Part of a data file:
-------
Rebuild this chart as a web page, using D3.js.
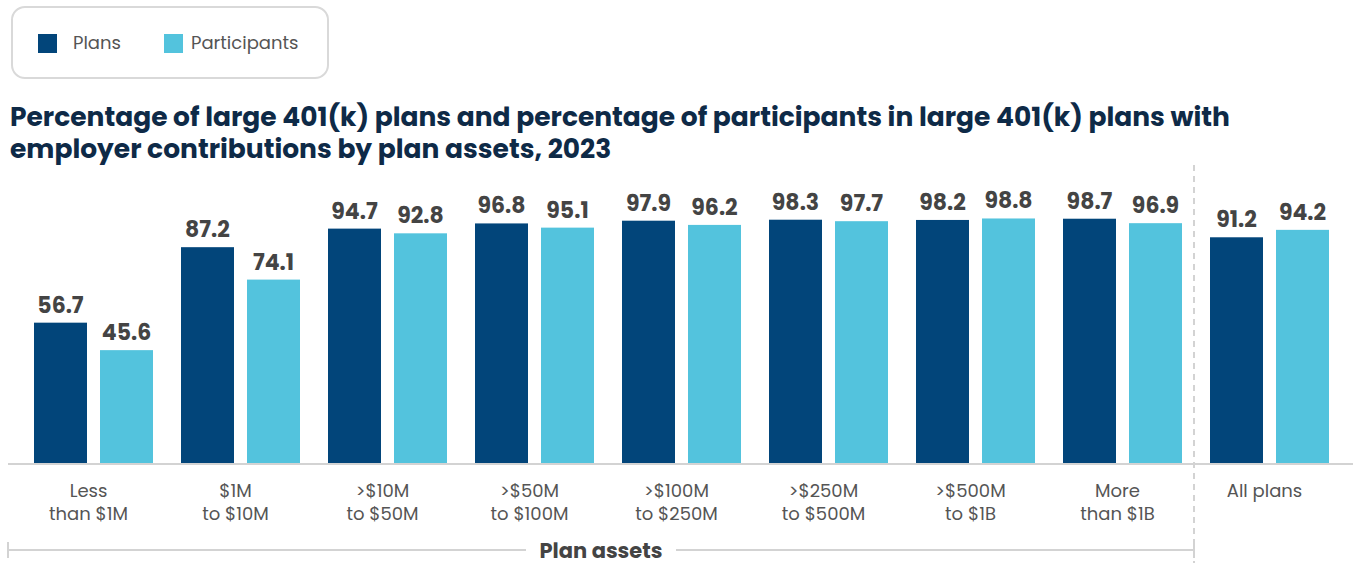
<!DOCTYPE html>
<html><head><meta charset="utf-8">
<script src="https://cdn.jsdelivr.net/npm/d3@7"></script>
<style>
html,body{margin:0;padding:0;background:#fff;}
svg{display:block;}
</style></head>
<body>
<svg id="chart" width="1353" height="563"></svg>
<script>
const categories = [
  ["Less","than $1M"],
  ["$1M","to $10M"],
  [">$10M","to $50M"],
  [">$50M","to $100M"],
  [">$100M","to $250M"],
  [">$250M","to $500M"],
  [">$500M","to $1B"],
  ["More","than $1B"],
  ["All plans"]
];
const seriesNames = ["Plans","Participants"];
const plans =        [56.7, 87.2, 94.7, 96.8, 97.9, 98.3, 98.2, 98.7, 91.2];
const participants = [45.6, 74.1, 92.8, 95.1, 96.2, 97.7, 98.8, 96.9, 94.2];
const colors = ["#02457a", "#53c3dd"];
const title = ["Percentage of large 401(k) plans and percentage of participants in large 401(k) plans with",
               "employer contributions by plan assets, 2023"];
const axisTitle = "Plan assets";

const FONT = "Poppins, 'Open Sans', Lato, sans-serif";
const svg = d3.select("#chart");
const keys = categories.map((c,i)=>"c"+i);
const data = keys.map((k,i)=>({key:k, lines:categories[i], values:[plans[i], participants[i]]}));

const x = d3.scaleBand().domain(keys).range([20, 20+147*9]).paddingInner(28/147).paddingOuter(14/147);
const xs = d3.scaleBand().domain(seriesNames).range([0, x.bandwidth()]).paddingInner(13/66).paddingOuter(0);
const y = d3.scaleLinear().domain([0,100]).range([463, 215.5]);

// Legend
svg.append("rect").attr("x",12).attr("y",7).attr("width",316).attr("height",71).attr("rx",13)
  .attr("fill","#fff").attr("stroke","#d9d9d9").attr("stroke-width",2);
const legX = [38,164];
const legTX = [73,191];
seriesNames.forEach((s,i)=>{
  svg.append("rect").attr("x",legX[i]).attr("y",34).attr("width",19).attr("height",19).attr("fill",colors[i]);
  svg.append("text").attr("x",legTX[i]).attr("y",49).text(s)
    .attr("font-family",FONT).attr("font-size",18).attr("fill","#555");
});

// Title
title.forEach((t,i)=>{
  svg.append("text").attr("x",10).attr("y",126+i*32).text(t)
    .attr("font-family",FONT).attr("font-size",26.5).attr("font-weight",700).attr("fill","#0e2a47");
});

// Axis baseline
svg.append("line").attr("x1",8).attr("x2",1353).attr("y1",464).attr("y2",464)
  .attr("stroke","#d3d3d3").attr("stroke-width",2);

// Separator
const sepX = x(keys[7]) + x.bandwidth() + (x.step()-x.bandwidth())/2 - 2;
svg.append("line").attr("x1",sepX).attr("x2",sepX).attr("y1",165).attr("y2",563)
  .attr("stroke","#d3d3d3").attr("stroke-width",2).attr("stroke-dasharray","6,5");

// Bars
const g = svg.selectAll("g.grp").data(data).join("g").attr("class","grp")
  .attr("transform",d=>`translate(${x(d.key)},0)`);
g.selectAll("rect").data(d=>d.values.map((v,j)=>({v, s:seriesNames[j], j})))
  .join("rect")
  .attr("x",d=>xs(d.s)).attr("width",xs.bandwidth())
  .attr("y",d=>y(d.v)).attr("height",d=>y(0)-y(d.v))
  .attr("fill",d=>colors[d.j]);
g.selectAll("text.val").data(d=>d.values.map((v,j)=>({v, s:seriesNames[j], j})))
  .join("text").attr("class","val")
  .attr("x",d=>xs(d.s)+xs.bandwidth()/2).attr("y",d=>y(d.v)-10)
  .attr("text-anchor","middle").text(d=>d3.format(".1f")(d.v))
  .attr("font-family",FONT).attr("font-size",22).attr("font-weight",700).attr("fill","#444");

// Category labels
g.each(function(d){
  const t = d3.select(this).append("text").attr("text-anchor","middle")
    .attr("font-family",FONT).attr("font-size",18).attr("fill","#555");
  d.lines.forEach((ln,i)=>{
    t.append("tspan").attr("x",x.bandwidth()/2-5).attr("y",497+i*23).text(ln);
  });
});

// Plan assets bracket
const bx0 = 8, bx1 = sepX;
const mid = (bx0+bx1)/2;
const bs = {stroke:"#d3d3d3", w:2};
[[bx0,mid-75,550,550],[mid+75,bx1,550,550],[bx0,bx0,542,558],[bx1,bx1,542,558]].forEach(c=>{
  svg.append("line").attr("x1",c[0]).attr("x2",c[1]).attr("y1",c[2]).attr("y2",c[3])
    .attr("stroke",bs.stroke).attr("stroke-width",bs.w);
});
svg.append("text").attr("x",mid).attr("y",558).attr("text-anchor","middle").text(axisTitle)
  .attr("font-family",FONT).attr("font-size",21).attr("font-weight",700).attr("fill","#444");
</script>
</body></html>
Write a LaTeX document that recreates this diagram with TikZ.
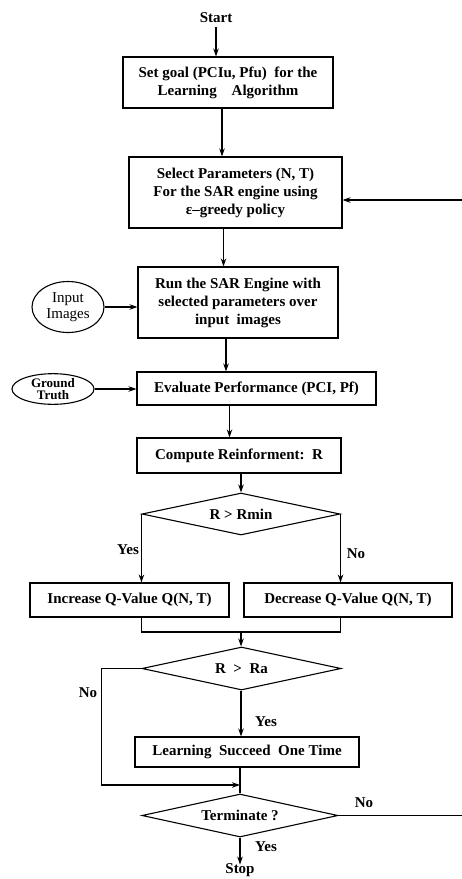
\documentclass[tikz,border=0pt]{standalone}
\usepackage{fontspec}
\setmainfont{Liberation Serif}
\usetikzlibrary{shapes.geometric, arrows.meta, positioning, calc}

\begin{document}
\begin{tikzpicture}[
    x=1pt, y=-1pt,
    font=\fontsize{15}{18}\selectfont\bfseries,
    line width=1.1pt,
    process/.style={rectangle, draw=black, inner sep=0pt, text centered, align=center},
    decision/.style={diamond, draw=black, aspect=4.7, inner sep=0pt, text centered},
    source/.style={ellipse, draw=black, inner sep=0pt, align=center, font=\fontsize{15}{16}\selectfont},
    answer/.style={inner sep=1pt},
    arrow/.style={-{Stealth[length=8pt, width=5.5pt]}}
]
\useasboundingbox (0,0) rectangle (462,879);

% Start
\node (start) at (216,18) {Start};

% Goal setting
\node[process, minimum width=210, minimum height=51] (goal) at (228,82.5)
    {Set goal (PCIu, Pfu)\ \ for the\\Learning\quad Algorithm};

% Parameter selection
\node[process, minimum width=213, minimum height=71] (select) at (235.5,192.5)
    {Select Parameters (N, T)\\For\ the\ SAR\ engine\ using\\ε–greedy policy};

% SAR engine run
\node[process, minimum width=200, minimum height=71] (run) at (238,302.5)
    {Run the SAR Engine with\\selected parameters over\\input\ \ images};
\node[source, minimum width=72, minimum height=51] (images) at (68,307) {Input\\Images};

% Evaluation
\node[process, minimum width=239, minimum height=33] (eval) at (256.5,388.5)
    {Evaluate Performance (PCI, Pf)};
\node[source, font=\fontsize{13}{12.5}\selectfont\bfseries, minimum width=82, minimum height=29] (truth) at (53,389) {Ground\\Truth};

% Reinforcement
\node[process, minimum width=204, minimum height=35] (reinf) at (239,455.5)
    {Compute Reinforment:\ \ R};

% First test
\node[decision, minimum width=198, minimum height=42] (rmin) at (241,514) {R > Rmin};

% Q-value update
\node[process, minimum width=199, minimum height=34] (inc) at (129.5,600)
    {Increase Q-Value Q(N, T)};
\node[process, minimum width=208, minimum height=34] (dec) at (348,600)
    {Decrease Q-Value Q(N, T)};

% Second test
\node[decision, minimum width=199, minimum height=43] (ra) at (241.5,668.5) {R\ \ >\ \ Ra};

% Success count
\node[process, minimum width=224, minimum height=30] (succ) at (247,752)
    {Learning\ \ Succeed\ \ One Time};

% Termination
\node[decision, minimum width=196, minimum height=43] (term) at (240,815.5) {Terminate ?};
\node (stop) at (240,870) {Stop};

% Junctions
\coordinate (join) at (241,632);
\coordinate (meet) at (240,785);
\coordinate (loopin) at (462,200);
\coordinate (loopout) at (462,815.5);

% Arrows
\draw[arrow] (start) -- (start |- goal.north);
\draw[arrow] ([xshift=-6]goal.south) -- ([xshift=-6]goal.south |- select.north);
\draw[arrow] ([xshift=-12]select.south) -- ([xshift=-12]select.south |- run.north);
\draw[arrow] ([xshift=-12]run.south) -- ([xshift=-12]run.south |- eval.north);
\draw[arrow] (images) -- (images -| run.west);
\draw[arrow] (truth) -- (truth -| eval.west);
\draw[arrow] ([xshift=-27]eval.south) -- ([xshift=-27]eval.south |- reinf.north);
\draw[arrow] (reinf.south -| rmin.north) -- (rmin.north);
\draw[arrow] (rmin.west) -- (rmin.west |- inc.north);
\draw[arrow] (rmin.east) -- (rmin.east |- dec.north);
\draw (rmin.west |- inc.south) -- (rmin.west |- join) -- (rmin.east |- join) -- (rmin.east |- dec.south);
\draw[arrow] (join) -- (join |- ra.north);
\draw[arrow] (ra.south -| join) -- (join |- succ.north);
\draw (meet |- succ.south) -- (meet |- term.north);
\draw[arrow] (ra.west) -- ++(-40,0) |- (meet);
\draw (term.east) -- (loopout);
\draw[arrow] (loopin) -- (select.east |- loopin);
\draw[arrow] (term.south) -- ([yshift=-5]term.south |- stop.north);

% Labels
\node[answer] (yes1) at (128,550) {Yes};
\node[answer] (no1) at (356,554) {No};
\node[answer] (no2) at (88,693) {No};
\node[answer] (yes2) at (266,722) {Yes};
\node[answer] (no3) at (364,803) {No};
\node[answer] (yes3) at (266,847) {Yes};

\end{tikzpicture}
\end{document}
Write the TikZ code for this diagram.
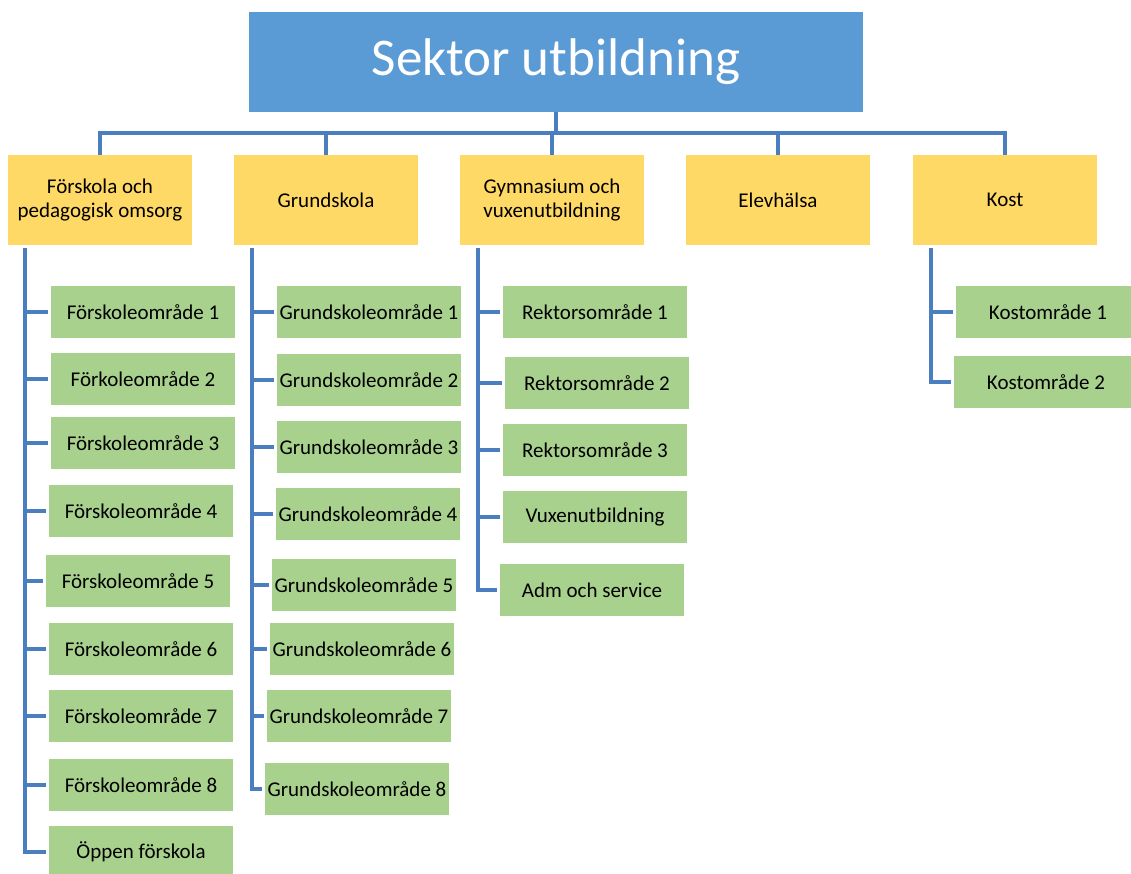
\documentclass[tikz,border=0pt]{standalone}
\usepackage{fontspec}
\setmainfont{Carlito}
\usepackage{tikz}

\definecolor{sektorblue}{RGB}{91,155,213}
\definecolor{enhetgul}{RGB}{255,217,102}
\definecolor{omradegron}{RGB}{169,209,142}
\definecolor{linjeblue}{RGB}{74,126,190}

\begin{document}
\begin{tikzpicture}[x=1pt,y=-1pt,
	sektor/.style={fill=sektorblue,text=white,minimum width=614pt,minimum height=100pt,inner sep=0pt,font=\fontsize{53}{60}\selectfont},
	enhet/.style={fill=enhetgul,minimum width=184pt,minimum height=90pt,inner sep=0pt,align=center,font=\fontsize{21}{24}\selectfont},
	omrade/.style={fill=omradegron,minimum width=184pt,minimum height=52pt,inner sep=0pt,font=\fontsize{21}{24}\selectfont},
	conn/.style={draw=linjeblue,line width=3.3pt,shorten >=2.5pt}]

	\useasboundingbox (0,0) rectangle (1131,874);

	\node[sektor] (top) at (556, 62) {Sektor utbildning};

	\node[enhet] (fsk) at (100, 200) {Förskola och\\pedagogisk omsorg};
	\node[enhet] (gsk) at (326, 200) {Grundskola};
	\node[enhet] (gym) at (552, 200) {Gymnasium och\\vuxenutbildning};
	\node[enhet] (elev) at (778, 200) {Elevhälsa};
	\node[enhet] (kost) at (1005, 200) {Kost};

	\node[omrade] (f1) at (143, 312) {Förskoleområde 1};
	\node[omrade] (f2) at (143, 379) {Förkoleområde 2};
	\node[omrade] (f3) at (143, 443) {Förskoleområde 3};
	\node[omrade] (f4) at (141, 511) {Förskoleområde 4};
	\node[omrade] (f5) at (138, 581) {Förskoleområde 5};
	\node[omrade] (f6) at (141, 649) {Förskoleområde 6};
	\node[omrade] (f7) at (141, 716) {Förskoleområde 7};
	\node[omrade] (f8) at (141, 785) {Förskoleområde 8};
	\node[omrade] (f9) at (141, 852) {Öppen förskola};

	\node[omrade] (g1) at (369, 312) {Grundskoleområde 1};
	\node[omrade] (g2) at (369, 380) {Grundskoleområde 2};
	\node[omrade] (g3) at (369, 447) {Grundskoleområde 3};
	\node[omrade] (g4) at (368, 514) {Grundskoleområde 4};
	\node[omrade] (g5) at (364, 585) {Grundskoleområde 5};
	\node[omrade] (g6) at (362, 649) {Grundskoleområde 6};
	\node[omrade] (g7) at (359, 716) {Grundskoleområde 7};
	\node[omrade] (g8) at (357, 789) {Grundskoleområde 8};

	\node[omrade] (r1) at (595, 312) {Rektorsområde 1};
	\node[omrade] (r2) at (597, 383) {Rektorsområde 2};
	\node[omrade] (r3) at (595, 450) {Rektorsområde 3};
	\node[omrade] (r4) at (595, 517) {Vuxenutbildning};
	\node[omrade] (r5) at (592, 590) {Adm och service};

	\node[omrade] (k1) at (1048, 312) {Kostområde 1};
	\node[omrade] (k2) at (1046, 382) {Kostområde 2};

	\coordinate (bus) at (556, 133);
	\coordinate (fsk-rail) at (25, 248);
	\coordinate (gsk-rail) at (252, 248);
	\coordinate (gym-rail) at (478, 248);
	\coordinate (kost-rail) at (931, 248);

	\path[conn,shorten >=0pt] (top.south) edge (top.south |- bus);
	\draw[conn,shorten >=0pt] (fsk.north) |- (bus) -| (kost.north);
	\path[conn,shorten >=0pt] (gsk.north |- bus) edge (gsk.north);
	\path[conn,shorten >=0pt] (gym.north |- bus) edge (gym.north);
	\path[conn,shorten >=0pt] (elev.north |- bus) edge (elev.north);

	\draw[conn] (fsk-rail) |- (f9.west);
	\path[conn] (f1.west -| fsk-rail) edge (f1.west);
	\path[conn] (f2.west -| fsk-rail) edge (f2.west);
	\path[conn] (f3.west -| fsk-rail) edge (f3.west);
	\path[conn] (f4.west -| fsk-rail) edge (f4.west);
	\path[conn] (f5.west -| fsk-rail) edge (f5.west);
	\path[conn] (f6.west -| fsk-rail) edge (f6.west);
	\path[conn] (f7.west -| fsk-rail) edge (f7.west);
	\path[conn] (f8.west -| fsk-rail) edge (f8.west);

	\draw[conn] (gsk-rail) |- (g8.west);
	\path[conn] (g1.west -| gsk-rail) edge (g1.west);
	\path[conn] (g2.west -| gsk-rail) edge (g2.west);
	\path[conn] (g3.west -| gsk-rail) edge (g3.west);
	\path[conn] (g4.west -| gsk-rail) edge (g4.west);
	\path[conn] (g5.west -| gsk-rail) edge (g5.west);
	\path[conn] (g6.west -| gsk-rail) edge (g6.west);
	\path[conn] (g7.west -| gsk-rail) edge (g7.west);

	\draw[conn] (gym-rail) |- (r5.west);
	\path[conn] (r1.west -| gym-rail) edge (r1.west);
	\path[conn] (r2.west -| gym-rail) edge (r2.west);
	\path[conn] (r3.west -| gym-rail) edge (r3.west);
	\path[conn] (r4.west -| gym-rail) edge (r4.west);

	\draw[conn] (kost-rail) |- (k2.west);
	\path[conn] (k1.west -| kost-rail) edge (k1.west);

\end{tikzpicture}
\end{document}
-------
Every line from the one containing "Write the TikZ code for this diagram." through the one containing "at (1005, 200)" should be quoted exactly, and no other lines; keep pictures out of the copy.

Write the TikZ code for this diagram.
\documentclass[tikz,border=0pt]{standalone}
\usepackage{fontspec}
\setmainfont{Carlito}
\usepackage{tikz}

\definecolor{sektorblue}{RGB}{91,155,213}
\definecolor{enhetgul}{RGB}{255,217,102}
\definecolor{omradegron}{RGB}{169,209,142}
\definecolor{linjeblue}{RGB}{74,126,190}

\begin{document}
\begin{tikzpicture}[x=1pt,y=-1pt,
	sektor/.style={fill=sektorblue,text=white,minimum width=614pt,minimum height=100pt,inner sep=0pt,font=\fontsize{53}{60}\selectfont},
	enhet/.style={fill=enhetgul,minimum width=184pt,minimum height=90pt,inner sep=0pt,align=center,font=\fontsize{21}{24}\selectfont},
	omrade/.style={fill=omradegron,minimum width=184pt,minimum height=52pt,inner sep=0pt,font=\fontsize{21}{24}\selectfont},
	conn/.style={draw=linjeblue,line width=3.3pt,shorten >=2.5pt}]

	\useasboundingbox (0,0) rectangle (1131,874);

	\node[sektor] (top) at (556, 62) {Sektor utbildning};

	\node[enhet] (fsk) at (100, 200) {Förskola och\\pedagogisk omsorg};
	\node[enhet] (gsk) at (326, 200) {Grundskola};
	\node[enhet] (gym) at (552, 200) {Gymnasium och\\vuxenutbildning};
	\node[enhet] (elev) at (778, 200) {Elevhälsa};
	\node[enhet] (kost) at (1005, 200) {Kost};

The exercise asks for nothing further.